If you are capable of setting it up yourself you can pick stuff up online which would be the easiest unless you have a local speed shop. I would go through RAndy's ring and pinion. You can buy the gears, bearings and whatever else you need. If you got the cash ARB or any other selectable lockers are nice, open when you want them and locked when you need them. Also it will cause less wear on your rear axle when unlocked most of the time


----------



## MickiRig1 (Dec 5, 2003)

Get some 4x4 magazines the whole last 20 pages are ads for stuff.Might even be able to find on line reprints of an install a magazine did. A limited slip might be a bit of a chore to do with stock parts.There are soft lockers and such that are fairly easy to install. Try *summitracing.com * they got lot's of off road / truck stuff.


----------



## JMR (Feb 24, 2003)

IMO Buying the right parts is easy. To set it up correctly you will need the correct tools to set pinion depth, bearing preload, and backlash.  If these are not set correctly you will have a noisey rear end and premature gear failure. It can be done without the tools using the trial and error method and reading the gear pattern with marking paint, but this can be very time consuming, especially if you do not have experience installing differential components. I have rebuilt atleast 50 diffs and it is still a fairly time consuming process even with the right tools. :salute:


----------



## b2driver (Jul 22, 2004)

Stop being ungrateful and buy what you want, instead of *****ing your daddy didn't buy you a 4 wheel drive truck with a limited slip.


----------



## E&B (Feb 18, 2005)

have you looked into scrap yards? Some can do "locates" to search for certain parts. just buy a whole rear end with the limited slip already in it. save yourself some time. Ive seen 3 month ols cars and trucks totalled in the junkyards all the time.


----------



## itsgottobegreen (Mar 31, 2004)

E&B said:


> have you looked into scrap yards? Some can do "locates" to search for certain parts. just buy a whole rear end with the limited slip already in it. save yourself some time.

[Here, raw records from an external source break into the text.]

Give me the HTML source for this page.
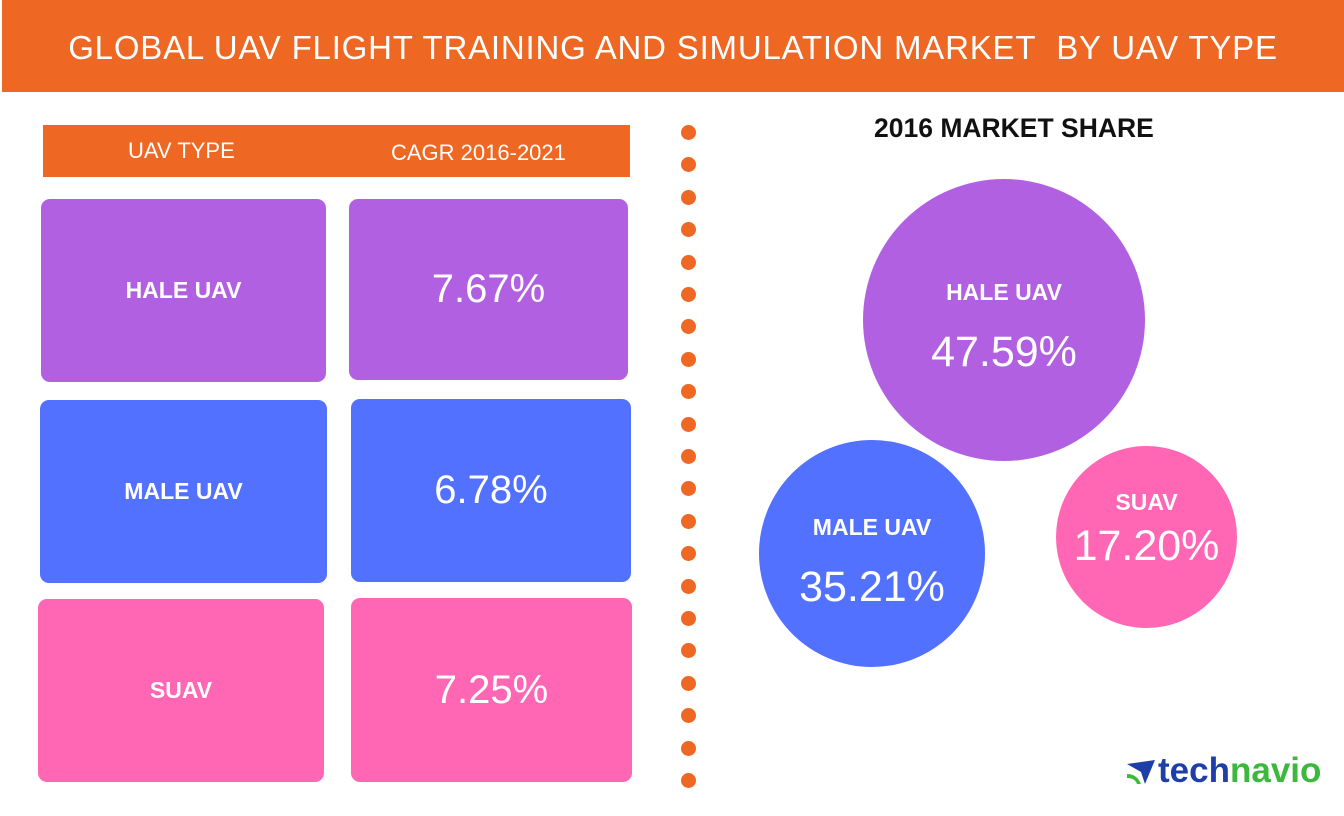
<!DOCTYPE html>
<html><head><style>
body{margin:0;width:1344px;height:816px;background:#fff;position:relative;overflow:hidden;font-family:"Liberation Sans",sans-serif}
.a{position:absolute}
.hdr{left:2px;top:0;width:1342px;height:92px;background:#ee6723;color:#fff;font-size:33px;line-height:96px;text-align:center;letter-spacing:0.8px}
.th{left:43px;top:125px;width:587px;height:52px;background:#ee6723;color:#fff;font-size:22px}
.b{border-radius:9px;color:#fff;display:flex;align-items:center;justify-content:center}
.l{font-weight:bold;font-size:23px}
.v{font-size:40px}
.p{background:#b260e2}.bl{background:#5271ff}.pk{background:#ff66b3}
.dot{width:15px;height:15px;border-radius:50%;background:#ee6723;left:681px}
.c{border-radius:50%;color:#fff;text-align:center}
</style></head><body>
<div class="a hdr">GLOBAL UAV FLIGHT TRAINING AND SIMULATION MARKET&nbsp; BY UAV TYPE</div>
<div class="a th"><span class="a" style="left:85px;top:13px">UAV TYPE</span><span class="a" style="left:348px;top:15px">CAGR 2016-2021</span></div>
<div class="a b p l" style="left:41px;top:199px;width:285px;height:183px">HALE UAV</div>
<div class="a b p v" style="left:349px;top:199px;width:279px;height:181px">7.67%</div>
<div class="a b bl l" style="left:40px;top:400px;width:287px;height:183px">MALE UAV</div>
<div class="a b bl v" style="left:351px;top:399px;width:280px;height:183px">6.78%</div>
<div class="a b pk l" style="left:38px;top:599px;width:286px;height:183px">SUAV</div>
<div class="a b pk v" style="left:351px;top:598px;width:281px;height:184px">7.25%</div>
<div id="dots"></div>
<script>
var s='';for(var i=0;i<21;i++){s+='<div class="a dot" style="top:'+(125+i*32.4)+'px"></div>';}document.getElementById('dots').innerHTML=s;
</script>
<div class="a" style="left:874px;top:113px;font-size:26.5px;font-weight:bold;color:#111">2016 MARKET SHARE</div>
<div class="a c p" style="left:863px;top:179px;width:282px;height:282px"><div style="margin-top:100px;font-size:23px;font-weight:bold">HALE UAV</div><div style="margin-top:22px;font-size:43px">47.59%</div></div>
<div class="a c bl" style="left:759px;top:440px;width:226px;height:227px"><div style="margin-top:74px;font-size:23px;font-weight:bold">MALE UAV</div><div style="margin-top:22px;font-size:43px">35.21%</div></div>
<div class="a c pk" style="left:1056px;top:446px;width:181px;height:182px"><div style="margin-top:43px;font-size:23px;font-weight:bold">SUAV</div><div style="margin-top:6px;font-size:43px">17.20%</div></div>
<svg class="a" style="left:1125px;top:758px" width="32" height="28"><polygon points="2,6 30,2 20,26 16,14" fill="#1f3fa8"/><path d="M2,16 Q12,16 16,26 L12,26 Q10,20 2,20Z" fill="#3cb83c"/></svg>
<div class="a" style="left:1158px;top:751px;font-size:35px;font-weight:bold"><span style="color:#1f3fa8">tech</span><span style="color:#3cb83c">navio</span></div>
</body></html>
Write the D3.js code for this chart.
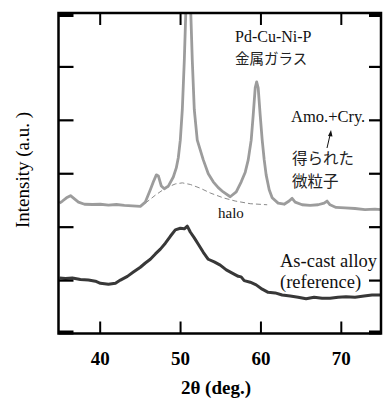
<!DOCTYPE html>
<html><head><meta charset="utf-8">
<script src="https://cdn.jsdelivr.net/npm/d3@7"></script>
<style>
html,body{margin:0;padding:0;background:#fff;}
svg{display:block;}
</style></head>
<body>
<script>
// 2θ (deg.) and intensity (a.u.)
const crystTheta = [35.0,35.37,35.87,36.37,36.86,37.36,38.11,39.1,40.09,41.09,42.08,43.07,44.07,45.06,45.68,46.3,46.68,47.05,47.3,47.67,48.04,48.54,49.16,49.53,49.78,50.03,50.28,50.53,51.02,51.52,51.77,52.14,52.89,53.51,54.13,54.75,55.37,56.24,56.99,57.61,58.11,58.48,58.85,59.1,59.35,59.53,59.72,59.97,60.22,60.47,60.71,61.09,61.46,62.2,62.95,63.57,63.94,64.32,65.19,66.18,67.17,67.92,68.29,68.66,69.41,70.53,71.77,73.01,74.25,75.0];
const crystInt   = [2.44,2.48,2.54,2.58,2.52,2.46,2.42,2.415,2.42,2.405,2.415,2.40,2.39,2.38,2.46,2.69,2.84,2.97,2.95,2.76,2.71,2.76,2.93,3.10,3.29,3.62,4.19,5.12,7.5,5.12,4.19,3.62,3.25,2.99,2.84,2.73,2.65,2.56,2.65,2.84,3.02,3.25,3.62,4.09,4.60,4.71,4.60,4.09,3.62,3.25,2.97,2.69,2.54,2.44,2.42,2.48,2.53,2.46,2.41,2.40,2.41,2.44,2.48,2.41,2.36,2.35,2.34,2.32,2.33,2.32];

const haloTheta = [45.68,46.93,48.17,49.41,50.28,51.27,52.52,53.76,55.37,56.86,58.73,60.84];
const haloInt   = [2.44,2.59,2.72,2.80,2.82,2.79,2.72,2.63,2.54,2.48,2.43,2.41];

const castTheta = [35.0,35.75,36.6,37.6,38.6,39.47,40.09,41.09,41.96,42.58,43.45,44.19,45.06,45.68,46.3,46.93,47.55,48.17,48.79,49.41,50.03,50.53,50.9,51.27,51.77,52.27,52.89,53.51,54.25,55.0,55.75,56.49,57.24,57.6,57.98,58.73,59.47,60.22,60.96,61.83,62.7,63.7,64.69,65.68,66.68,67.67,68.66,69.66,70.65,71.77,72.89,73.88,75.0];
const castInt   = [1.04,1.03,1.04,1.01,1.00,0.98,0.94,0.92,0.94,1.00,1.07,1.15,1.24,1.32,1.39,1.49,1.58,1.69,1.82,1.94,1.97,1.96,2.01,1.90,1.79,1.67,1.52,1.39,1.34,1.28,1.19,1.13,1.07,1.06,0.99,0.96,0.91,0.83,0.77,0.76,0.72,0.70,0.68,0.65,0.68,0.66,0.66,0.68,0.69,0.68,0.70,0.72,0.72];

const xTicks = [40,50,60,70];
const yTicks = [0,1,2,3,4,5,6];

const W = 383, H = 399;
const L = 58.5, R = 381, T = 13, B = 333.5;

const svg = d3.select("body").append("svg").attr("width", W).attr("height", H);

const x = d3.scaleLinear().domain([35,75]).range([59.5, R]);
const y = d3.scaleLinear().domain([0,6]).range([B, T]);

svg.append("defs").append("clipPath").attr("id","clip")
  .append("rect").attr("x", L).attr("y", T).attr("width", R - L).attr("height", B - T);

const line = d3.line().x(d => x(d[0])).y(d => y(d[1]));
const g = svg.append("g").attr("clip-path","url(#clip)");

g.append("path").datum(haloTheta.map((t,i)=>[t,haloInt[i]]))
  .attr("d", line).attr("fill","none").attr("stroke","#8a8a8a")
  .attr("stroke-width",1).attr("stroke-dasharray","5,3");

g.append("path").datum(crystTheta.map((t,i)=>[t,crystInt[i]]))
  .attr("d", line).attr("fill","none").attr("stroke","#9c9c9c")
  .attr("stroke-width",2.8).attr("stroke-linejoin","round");

g.append("path").datum(castTheta.map((t,i)=>[t,castInt[i]]))
  .attr("d", line).attr("fill","none").attr("stroke","#383838")
  .attr("stroke-width",3).attr("stroke-linejoin","round");

// axes
function styleAxis(sel, w){
  sel.select(".domain").remove();
  sel.selectAll(".tick line").attr("stroke","#000").attr("stroke-width", w);
}
const ax = svg.append("g").attr("transform",`translate(0,${B})`)
  .call(d3.axisBottom(x).tickValues(xTicks).tickSize(-12).tickPadding(18).tickFormat(d3.format("d")));
styleAxis(ax, 2);
ax.selectAll("text").attr("font-family","'Liberation Serif', serif").attr("font-weight","bold")
  .attr("font-size",19).attr("fill","#000");

const axt = svg.append("g").attr("transform",`translate(0,${T})`)
  .call(d3.axisTop(x).tickValues(xTicks).tickSize(-12).tickFormat(""));
styleAxis(axt, 2);

const ayl = svg.append("g").attr("transform",`translate(${L},0)`)
  .call(d3.axisLeft(y).tickValues(yTicks).tickSize(-15).tickFormat(""));
styleAxis(ayl, 2.2);
// thicker end ticks at corners, sitting just inside the frame
ayl.selectAll(".tick").filter(d => d === 0 || d === 6).select("line")
  .attr("stroke-width", 4)
  .attr("transform", d => `translate(0,${d === 0 ? -1.5 : 1.5})`);

const ayr = svg.append("g").attr("transform",`translate(${R},0)`)
  .call(d3.axisRight(y).tickValues(yTicks).tickSize(-12).tickFormat(""));
styleAxis(ayr, 2.2);
ayr.selectAll(".tick").filter(d => d === 0 || d === 6).select("line")
  .attr("stroke-width", 4)
  .attr("transform", d => `translate(0,${d === 0 ? -1.5 : 1.5})`);

// frame
svg.append("rect").attr("x", L).attr("y", T).attr("width", R - L).attr("height", B - T)
  .attr("fill","none").attr("stroke","#000").attr("stroke-width",2.5);

// titles
svg.append("text").attr("x", 216).attr("y", 394).attr("text-anchor","middle")
  .attr("font-family","'Liberation Serif', serif").attr("font-weight","bold").attr("font-size",19)
  .text("2θ (deg.)");
svg.append("text").attr("transform","translate(29,170) rotate(-90)").attr("text-anchor","middle")
  .attr("font-family","'Liberation Serif', serif").attr("font-size",19)
  .text("Intensity (a.u. )");

// annotations
const serif = "'Liberation Serif', serif";
const cjk = "'Noto Sans CJK JP', sans-serif";
function txt(s, xx, yy, size, fam, col){
  svg.append("text").attr("x",xx).attr("y",yy).attr("font-family",fam)
    .attr("font-size",size).attr("fill",col||"#111").text(s);
}
txt("Pd-Cu-Ni-P", 235, 42, 16, serif);
txt("金属ガラス", 235, 64, 14.5, cjk, "#222");
txt("Amo.+Cry.", 291, 122, 16.5, serif);
txt("得られた", 292, 164, 15.5, cjk, "#222");
txt("微粒子", 292, 187, 15.5, cjk, "#222");
txt("halo", 218, 218, 15, serif);
txt("As-cast alloy", 280, 267, 18.5, serif);
txt("(reference)", 280, 288, 18.5, serif);

// arrow
svg.append("line").attr("x1",327).attr("y1",148).attr("x2",330.5).attr("y2",133)
  .attr("stroke","#111").attr("stroke-width",1);
svg.append("path").attr("d","M331,130 L328,136 L332.5,136.5 Z").attr("fill","#111");
</script>
</body></html>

Ive seen 3 month ols cars and trucks totalled in the junkyards all the time.


I had a friend tell me that yesterday. I think it might be my easiest way of doing so. He said I should find a wrecked 4x4 F-150 and change out everything. LOL



b2driver said:


> Stop being ungrateful and buy what you want, instead of *****ing your daddy didn't buy you a 4 wheel drive truck with a limited slip.


My father is a control freak. I wanted to buy my own truck when I was 16. No! he bought a truck I could used. It isn't even my truck. Other wise I would have traded it a long time ago. Every time I find a truck to buy, he threatens to throw me out of the house. So until I can find a place I can move into I am not going to buy a truck. So the best I can do is modify his truck when he isn't looking. You should have seen him when I had to get a brake controller put on his truck to tow my landscape trailer. He flipped out.

One thing is for sure. When I have kids someday, I am buying them each F-350 4x4 trucks that are theirs and they can do what ever they want to them. (even if I have a daughter, she still is getting a truck) Because if you got a pickup, you got a job. Because it can get you to and from work, haul your tools and push snow.


----------